Deux sujets sont particulièrement étudiés : la capacité des océans à retenir en solution une grande partie du dioxyde de carbone émis par la combustion des carburants fossiles (c'est là l'objectif du programme d'Études Conjointes des Flux Océaniques Globaux ou JGOFS) et le rôle des organismes marins dans la régulation des gaz à effet de serre dans l'interface océan-atmosphère (Surface Ocean-Lower Atmosphere Studies). La dynamique des océans reste encore mal comprise, même si beaucoup de progrès sont faits pendant l'Expérience de la Circulation Océanique Mondiale (1990-2002) où le Canada joue un rôle très important, et une prédiction fiable de la variabilité océanique ne deviendra possible qu'à l'aide d'une connaissance plus approfondie des courants marins, appuyée par un dense réseau de points d'information. Ces tâches accapareront sans doute les efforts des océanographes physiciens pour bien des années à venir.
Les océanographes canadiens sont actifs dans les programmes internationaux sur la circulation océanique, tels que ARGO, un système de bouées dérivantes, et CLIVAR (Climate Variability), un programme de recherches portant sur la variabilité des océans et du climat.
Sociétés et journaux
La majorité du millier d'océanographes oeuvrant au Canada sont à l'emploi des gouvernements fédéral et provinciaux.
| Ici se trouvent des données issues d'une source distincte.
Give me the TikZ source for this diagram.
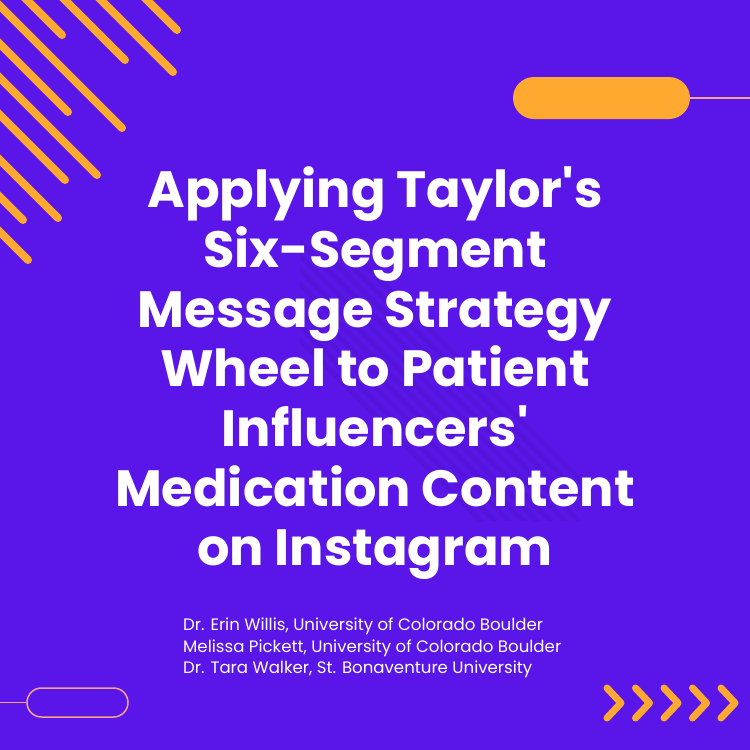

Plusieurs enseignent dans les universités, et un nombre toujours croissant d'entre eux travaillent pour le secteur privé afin de contribuer à l'exploitation des fonds marins, à l'ingénierie du littoral et à la résolution des problèmes de pollution. La Société canadienne de météorologie et d'océanographie, la principale société professionnelle d'océanographes du Canada, regroupe surtout des océanographes physiciens et des océanographes en chimie. Cette société publie un journal de recherche scientifique trimestriel, l'Atmosphere-Ocean, ainsi qu'un bulletin de nouvelles et d'articles d'information générale. Elle tient également un congrès scientifique annuel. Le Journal canadien des sciences halieutiques et aquatiques, publié mensuellement par le National Research Council, constitue une autre publication canadienne principalement axée sur les sciences halieutiques.